Pursuant to R.C. 2505.22, defendant has filed a cross-assignment of error in the interest of preventing reversal. See Morgan v. Cincinnati (1986), 25 Ohio St.3d 285, 25 OBR 337, 496 N.E.2d 468. Plaintiff has not moved to strike or otherwise objected to the filing of this cross-assignment of error. Defendant argues that two errors prevent reversal. First, defendant contends that the trial court should have granted an involuntary dismissal after the close of the plaintiff's case-in-chief. Second, defendant contends that the trial court's finding that the sign was placed in the middle of the road is against the manifest weight of the evidence.

As to the involuntary dismissal argument, defendant maintains that plaintiff failed to provide expert testimony on the standard of engineering care in his case-in-chief. Although plaintiff provided an expert on the reconstruction of accidents, he did not have an engineer testify. Considering that defendant failed to comply with its plan, expert testimony was unnecessary on the facts of this case.

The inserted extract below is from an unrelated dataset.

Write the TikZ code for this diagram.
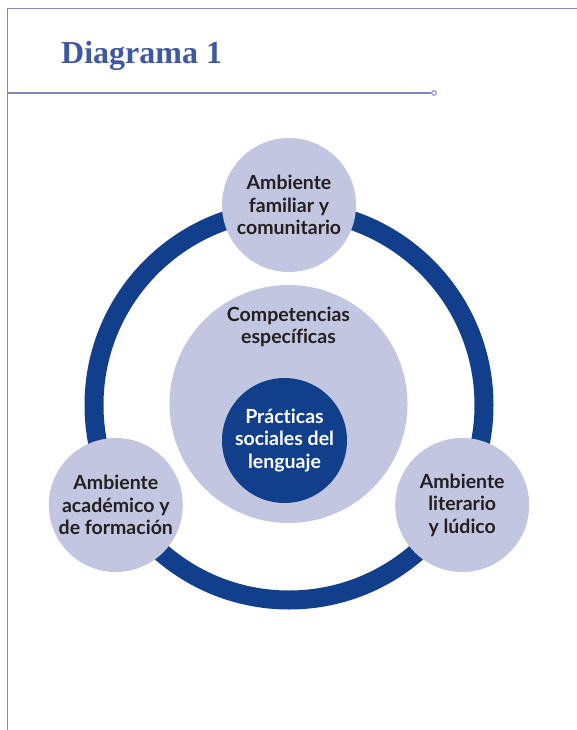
\documentclass[tikz,border=0pt]{standalone}
\usepackage{fontspec}
\setmainfont{Lato}[Ligatures=NoCommon]
\newfontfamily\titlefont{Liberation Serif}
\usetikzlibrary{positioning}
\definecolor{ringblue}{HTML}{123F8C}
\definecolor{lilac}{HTML}{C3C6E1}
\definecolor{framecol}{HTML}{8088C4}
\definecolor{titleblue}{HTML}{3F58A3}
\definecolor{ink}{HTML}{231F20}

\begin{document}
\begin{tikzpicture}[x=1pt,y=-1pt,
   frame/.style={framecol,line width=1.4pt},
   amb/.style={circle,fill=lilac,minimum size=134pt,inner sep=0pt,align=center,text=ink,font=\bfseries\fontsize{19.5}{22.5}\selectfont},
   comp/.style={circle,fill=lilac,minimum size=238pt,inner sep=0pt},
   core/.style={circle,fill=ringblue,minimum size=125pt,inner sep=0pt,align=center,text=white,font=\bfseries\fontsize{19.5}{22.5}\selectfont}]
\useasboundingbox (0,0) rectangle (577,730);
% frame and title
\coordinate (corner) at (7.5,8.3);
\coordinate (topend) at (577,8.3);
\coordinate (leftend) at (7.5,730);
\draw[frame] (topend) -- (corner) -- (leftend);
\node[anchor=base west,inner sep=0pt,text=titleblue,font=\titlefont\bfseries\fontsize{32}{36}\selectfont] (title) at (61,63.3) {Diagrama 1};
\coordinate (rulestart) at (7.5,93);
\node[circle,draw=framecol,line width=1pt,fill=white,inner sep=0pt,minimum size=4.6pt] (ruledot) at (434,93) {};
\draw[framecol,line width=1.2pt] (rulestart) -- (ruledot.west);
% ring
\coordinate (hub) at (289,405);
\draw[ringblue,line width=19pt] (hub) circle (195pt);
\foreach \ang/\nm/\txt in %
{90/fam/{Ambiente\\familiar y\\comunitario},210/aca/{Ambiente\\académico y\\de formación},-30/lit/{Ambiente\\literario\\y lúdico}} {
   \node[amb] (\nm) at ([shift={(\ang:200pt)}]hub) {\txt};
}
% centre
\node[comp] (compet) at (288.5,404) {};
\node[below=19pt of compet.north,align=center,text=ink,font=\bfseries\fontsize{19.5}{22}\selectfont] (compettxt) {Competencias\\específicas};
\node[core] (practicas) at (284.5,440.5) {Prácticas\\sociales del\\lenguaje};
\end{tikzpicture}
\end{document}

At any rate, there was some competent, credible evidence to support the trial court's determination that the sign was placed in the middle of the road. The testimony of defendant's witness, that he ordinarily complies with placement plans and thus must have placed the sign properly, was not persuasive to the trial court. Further, as the court noted, the argument that vandals moved the sign was not persuasive either. If this happened, then some neighbor or other person could have testified that they saw the sign at some time on the side of the road. There was also no evidence of such tampering with the sign. And the sign was large, heavy and difficult to move. Therefore, defendant's theory was not credible. Thus, there is some competent, credible evidence in the record to support the trial court's judgment. C.E. Morris, supra.

Defendant's cross-assignment of error is not well taken.

For the foregoing reasons, plaintiff's assignments of error and defendant's cross-assignment of error are overruled. The judgment of the trial court is affirmed.

Judgment affirmed.

BOWMAN and AMMER, JJ., concur.

WILLAM AMMER, J., of the Pickaway County Court of Common Pleas, sitting by assignment.